Estábamos recordando la última vez que luchamos contra los musulmanes. Fue aquí
mismo.
—Sí
—asintió Alfonso—. Vosotros matando enemigos mientras yo me quedaba atrás
ocupándome de los asuntos de gobierno. Agradecedme que no os guarde rencor y
que esta vez os haya permitido venir y compartir conmigo la gloria del combate
y la victoria. ¡Vamos! Avivad el paso o no llegaremos a la cumbre antes de la
noche.”
En cuanto
a Alarico, parece tener una fijación con la indigestión que sufrió Nicéforo,
provocada por una comilona de mejillones, que relatamos en la novela La Muralla
Esmeralda:
En el
Cap. V, pag. 39:
“—Sí —asintió Alarico—. Sustituyéndote como embajador de Bizancio
ante Carlos Martel, puesto que tú estabas prostrado en la litera de tu
camarote, agotado por una fuerte diarrea —y el godo no pudo evitar una
carcajada, la primera que profería en mucho tiempo, al recordar la escena—. Ya
entonces no sabías tener medida en la comida.
—La mayor que tuve en toda mi vida
—asintió el griego, riéndose estruendosamente a su vez—. Desde entonces no he
vuelto a probar los mejillones.”
Cap. VII,
pag. 63:
“—Esto
es lo que haremos —dijo el navegante—. Mañana por la mañana Jamal levará anclas
y navegará hasta Thesalónica. Allí adquirirá esta lista de pertrechos
—continuó, acercando un pergamino a su segundo—, que es lo que me ha demandado
Dimitri. Éste —añadió, señalando al más corpulento de los hombres que le
acompañaban—, te acompañará, vestido con mis ropas. Y en los puertos se dejará
ver de vez en cuando en cubierta, para que nadie dude de que estoy a bordo.

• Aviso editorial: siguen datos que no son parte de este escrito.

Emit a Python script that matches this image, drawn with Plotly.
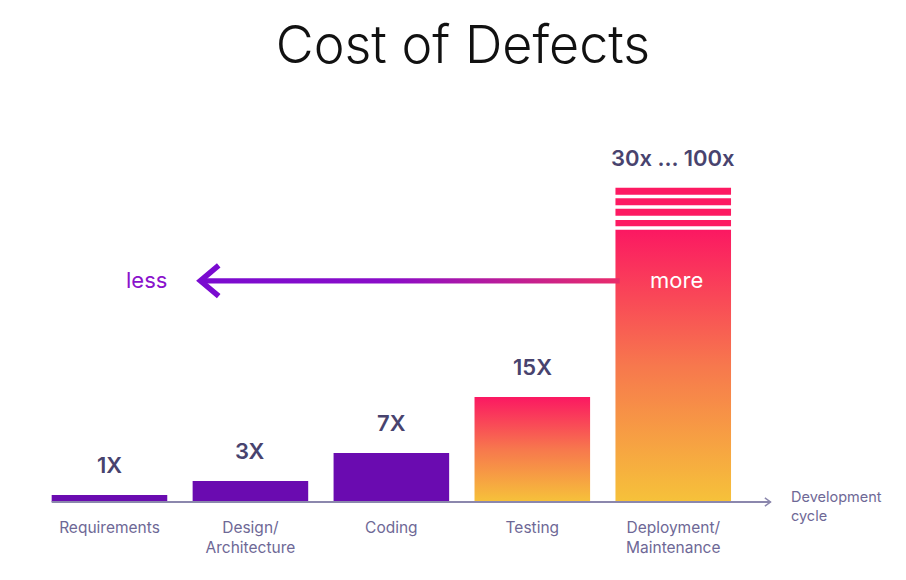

Cuando vuelvas a Antalya le dirás al strategos que estoy enfermo y que por eso
no bajo a negociar con él personalmente…
—¿De una indigestión de mejillones?
—sugirió Alarico, sin poder evitar una sonrisa.
—No me
lo recuerdes —replicó el griego, torciendo el gesto—.”
Cap. XI,
pag. 115.
“Después
de tres días de fatigoso caminar por una región árida y pedregosa, los
embajadores bizantinos llegaron a la vista de una ciudad populosa en la que
destacaba una amurallada ciudadela situada en lo alto de una colina.
—Halab
—dijo el jefe de la patrulla árabe, señalándola.
Nicéforo
asintió con la cabeza. —Ahí está nuestro destino —dijo a su amigo—. Así la
denominan los musulmanes. Procuremos entrar con la mayor dignidad posible.
¿Cómo te sienta ser embajador del basileus?
—No es
la primera vez que ostento este cargo —replicó el godo—. Aunque la otra vez fue sustituyendo a un amigo postrado en el lecho por
una indigestión. ¿Te acuerdas?
Nicéforo
soltó una carcajada. —Es cierto —asintió—. Tú no permites que lo olvide.”